Kur’ân tercümesi, Kur’ân değildir!
26/08/2022 Cuma Köşe yazarı O.Ü
Allahü teâlâ buyurdu ki: "Muhammed aleyhisselama, bu Kur'ânı Arabî dil ile indirdim."
Sual: Kur’ânın
tercümelerine Kur’ân diyerek okuyup sevap bekliyenler oluyor. Gerçekten bu
tercümeler Kur’ân yerine geçer mi?
Cevap: Allahü teâlâ,
Kur’ân-ı kerimde;
(Benim kitabım
arabîdir) buyuruyor ve;
(Muhammed
aleyhisselama, bu Kur'ânı Arabî dil ile indirdim) buyuruyor.
O hâlde, Allahü
teâlânın melek ile indirdiği kelimelerin, harflerin ve manaların toplamı
Kur'ândır. Böyle olmayan kitaplara, Kur’ân-ı kerim denemez.
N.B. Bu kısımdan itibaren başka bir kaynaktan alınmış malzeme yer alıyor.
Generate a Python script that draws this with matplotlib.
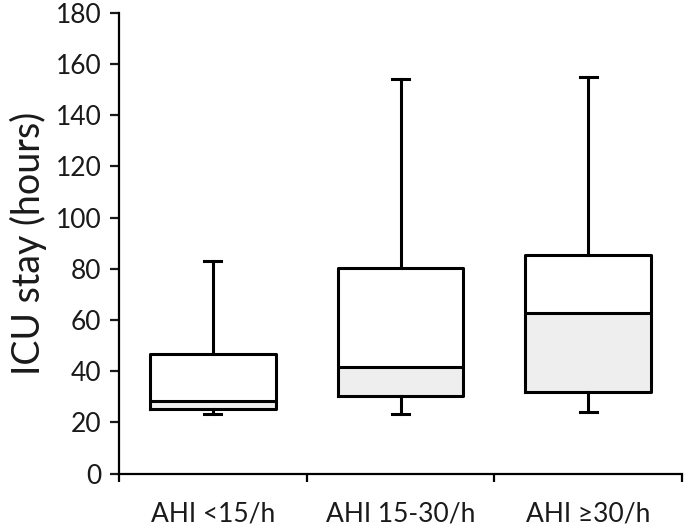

Bu kitaplara Kur'ân
diyen Müslümanlıktan çıkar, kâfir olur. Başka dile, hatta Arabiye çevrilirse,
Kur'ân açıklaması denir. Manası bozulmadan da, bir harfi bile değişince, Kur'ân
olmaz. Hatta hiçbir harfi değişmeden, okunmasında ufak değişiklik yapılırsa, Kur'ân
denmez. Rıyâd-ün-nâsıhînde buyurulyor ki:
“Arabî gramer
şartlarına uyan ve manayı değiştirmeyen, fakat bazı kelimeleri hazret-i
Osman'ın topladığına benzemeyen Kur’ân-ı kerime Kırâet-i şâzze denir.
Bunu namazda da, başka yerde de okumak caiz değildir, günahtır. Kırâet-i
şâzzeyi, Eshâb-ı kiramdan birkaçı okumuş, fakat söz birliği olmamıştır.
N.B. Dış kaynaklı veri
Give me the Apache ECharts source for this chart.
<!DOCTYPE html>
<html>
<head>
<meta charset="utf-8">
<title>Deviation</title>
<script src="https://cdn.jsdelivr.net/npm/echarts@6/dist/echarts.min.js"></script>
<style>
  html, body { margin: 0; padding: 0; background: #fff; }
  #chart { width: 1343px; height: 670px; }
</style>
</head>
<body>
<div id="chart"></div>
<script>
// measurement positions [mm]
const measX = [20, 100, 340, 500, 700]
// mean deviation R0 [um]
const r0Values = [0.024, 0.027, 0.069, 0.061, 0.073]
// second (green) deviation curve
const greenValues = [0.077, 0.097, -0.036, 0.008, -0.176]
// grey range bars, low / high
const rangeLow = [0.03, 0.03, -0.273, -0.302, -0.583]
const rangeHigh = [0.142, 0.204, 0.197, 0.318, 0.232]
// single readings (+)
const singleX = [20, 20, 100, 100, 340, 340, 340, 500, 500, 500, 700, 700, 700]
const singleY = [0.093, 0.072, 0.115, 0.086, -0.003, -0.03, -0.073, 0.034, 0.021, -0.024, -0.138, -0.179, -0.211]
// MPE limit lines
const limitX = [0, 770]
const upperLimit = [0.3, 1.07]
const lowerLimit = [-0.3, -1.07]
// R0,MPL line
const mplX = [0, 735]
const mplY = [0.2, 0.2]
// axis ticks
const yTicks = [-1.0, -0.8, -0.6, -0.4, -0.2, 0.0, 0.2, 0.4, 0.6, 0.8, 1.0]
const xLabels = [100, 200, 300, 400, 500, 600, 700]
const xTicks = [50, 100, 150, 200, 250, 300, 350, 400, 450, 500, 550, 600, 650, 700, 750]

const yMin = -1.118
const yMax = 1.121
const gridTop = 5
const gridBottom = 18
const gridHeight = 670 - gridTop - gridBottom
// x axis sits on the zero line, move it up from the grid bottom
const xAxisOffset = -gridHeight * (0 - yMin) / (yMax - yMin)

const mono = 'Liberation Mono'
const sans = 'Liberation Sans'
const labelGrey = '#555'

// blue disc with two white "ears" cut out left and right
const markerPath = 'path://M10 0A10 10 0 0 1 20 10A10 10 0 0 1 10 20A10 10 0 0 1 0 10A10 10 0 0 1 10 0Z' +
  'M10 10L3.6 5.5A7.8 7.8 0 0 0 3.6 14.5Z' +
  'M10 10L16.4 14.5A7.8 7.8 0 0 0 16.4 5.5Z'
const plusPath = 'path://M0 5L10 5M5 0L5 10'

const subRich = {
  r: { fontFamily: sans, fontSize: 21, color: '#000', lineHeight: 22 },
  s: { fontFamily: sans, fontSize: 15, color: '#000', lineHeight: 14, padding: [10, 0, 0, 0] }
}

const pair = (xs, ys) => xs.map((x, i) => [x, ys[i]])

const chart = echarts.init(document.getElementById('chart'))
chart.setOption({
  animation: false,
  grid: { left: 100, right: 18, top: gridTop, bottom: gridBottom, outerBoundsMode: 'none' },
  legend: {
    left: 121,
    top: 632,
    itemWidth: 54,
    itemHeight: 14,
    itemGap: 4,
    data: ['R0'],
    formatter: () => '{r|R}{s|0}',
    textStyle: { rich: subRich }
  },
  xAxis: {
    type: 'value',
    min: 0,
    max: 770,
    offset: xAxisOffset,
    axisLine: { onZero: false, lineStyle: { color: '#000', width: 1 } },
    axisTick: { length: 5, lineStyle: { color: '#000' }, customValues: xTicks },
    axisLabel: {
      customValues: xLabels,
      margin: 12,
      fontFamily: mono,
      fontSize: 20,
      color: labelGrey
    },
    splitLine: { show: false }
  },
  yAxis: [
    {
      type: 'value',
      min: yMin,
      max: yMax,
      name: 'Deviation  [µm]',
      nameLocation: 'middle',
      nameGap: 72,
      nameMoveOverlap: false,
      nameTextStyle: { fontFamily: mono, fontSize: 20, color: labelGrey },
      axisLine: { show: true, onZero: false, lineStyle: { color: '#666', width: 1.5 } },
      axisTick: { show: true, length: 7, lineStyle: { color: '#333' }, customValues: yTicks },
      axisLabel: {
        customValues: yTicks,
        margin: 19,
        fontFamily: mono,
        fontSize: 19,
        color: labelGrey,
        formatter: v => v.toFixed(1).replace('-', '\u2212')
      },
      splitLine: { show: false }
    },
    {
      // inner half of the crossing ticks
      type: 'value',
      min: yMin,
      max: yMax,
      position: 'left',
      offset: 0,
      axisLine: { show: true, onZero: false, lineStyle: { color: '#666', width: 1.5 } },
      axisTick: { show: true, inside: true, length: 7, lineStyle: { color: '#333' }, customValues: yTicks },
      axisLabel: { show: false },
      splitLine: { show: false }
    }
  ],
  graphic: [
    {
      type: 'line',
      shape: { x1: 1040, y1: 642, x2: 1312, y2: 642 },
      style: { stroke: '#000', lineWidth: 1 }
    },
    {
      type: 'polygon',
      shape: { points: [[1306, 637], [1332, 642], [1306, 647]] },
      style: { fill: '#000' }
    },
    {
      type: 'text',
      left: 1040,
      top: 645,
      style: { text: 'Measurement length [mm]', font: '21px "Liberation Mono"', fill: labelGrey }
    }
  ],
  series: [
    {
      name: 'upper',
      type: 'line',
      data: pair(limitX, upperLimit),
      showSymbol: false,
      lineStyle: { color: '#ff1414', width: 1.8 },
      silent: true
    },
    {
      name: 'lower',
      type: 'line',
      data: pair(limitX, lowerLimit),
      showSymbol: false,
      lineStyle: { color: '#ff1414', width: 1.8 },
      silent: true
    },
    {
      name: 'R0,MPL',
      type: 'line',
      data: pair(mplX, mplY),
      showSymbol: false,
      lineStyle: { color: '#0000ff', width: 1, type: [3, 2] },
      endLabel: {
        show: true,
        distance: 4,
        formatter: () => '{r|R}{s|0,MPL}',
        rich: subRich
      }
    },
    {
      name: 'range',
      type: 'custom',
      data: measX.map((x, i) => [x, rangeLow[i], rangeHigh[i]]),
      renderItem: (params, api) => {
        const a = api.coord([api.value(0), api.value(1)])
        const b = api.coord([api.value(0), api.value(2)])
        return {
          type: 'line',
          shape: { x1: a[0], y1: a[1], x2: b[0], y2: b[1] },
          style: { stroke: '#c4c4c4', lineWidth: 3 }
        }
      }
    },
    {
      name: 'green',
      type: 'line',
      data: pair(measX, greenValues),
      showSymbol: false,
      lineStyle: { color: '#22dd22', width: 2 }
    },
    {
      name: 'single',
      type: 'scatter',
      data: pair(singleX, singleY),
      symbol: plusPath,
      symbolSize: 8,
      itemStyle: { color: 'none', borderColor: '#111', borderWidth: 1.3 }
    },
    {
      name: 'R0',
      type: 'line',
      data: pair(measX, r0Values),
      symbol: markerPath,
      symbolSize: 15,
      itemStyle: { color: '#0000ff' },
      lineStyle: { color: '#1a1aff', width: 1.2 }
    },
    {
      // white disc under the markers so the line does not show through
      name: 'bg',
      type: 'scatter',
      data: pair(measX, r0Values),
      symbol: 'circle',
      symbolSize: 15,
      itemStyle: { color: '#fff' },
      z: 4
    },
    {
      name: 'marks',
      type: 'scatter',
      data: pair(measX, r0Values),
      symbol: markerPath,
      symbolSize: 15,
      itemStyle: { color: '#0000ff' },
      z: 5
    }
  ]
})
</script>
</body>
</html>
Eshâb-ı kiramdan birinin okuduğu bildirilmeyen bir okumaya Kırâet-i şâzze
denmez. Din âlimlerinden hiçbirinin okumadığı şekilde okumak, manayı ve
kelimeleri bozmasa bile, küfürdür.”
Kur’ân-ı kerimin başka
dillere yapılan çevirmelerine Kur'ân denmez. Bunlara, Kur’ân-ı kerimin meâli,
yani açıklaması denir. Bunlar, mütehassıs olan ve iyi niyetli, halis
Müslümanlar tarafından hazırlanmış ise, Kur’ân-ı kerimin manasını anlamak için
okunabilir. Buna bir şey denmez. Bunlar, Kur'ân diye okunamaz. Bunları, Kur'ân
diye okumak, sevap olmaz, günah olur. Müslümanlar, Kur’ân-ı kerimi, Allahü
teâlânın indirdiği gibi okumalıdır. Manasını bilmeden okumak da sevaptır.
Manasını anlayarak okumak, elbette daha çok sevap ve daha iyidir.
İbni Hacer-i Mekkî
hazretleri, Fetâvâ-i fıkhiyye kitabında buyuruyor ki:
“Kur’ân-ı kerimi Arabiden başka harf ile yazmak ve başka dile tercüme edip, Kur’ân-ı kerim yerine bunu okumak, söz birliği ile haramdır. Selmân-ı Fârisî hazretleri Fâtihayı İranlılara Farisi harflerle yazmadı. Tercümesini de yazmadı. Fâtiha suresinin Farisi tefsirini yazdı. Kur’ân-ı kerimi Arabiden başka harf ile yazmak ve böyle yazılmış Kur'ânı okumak haramdır.”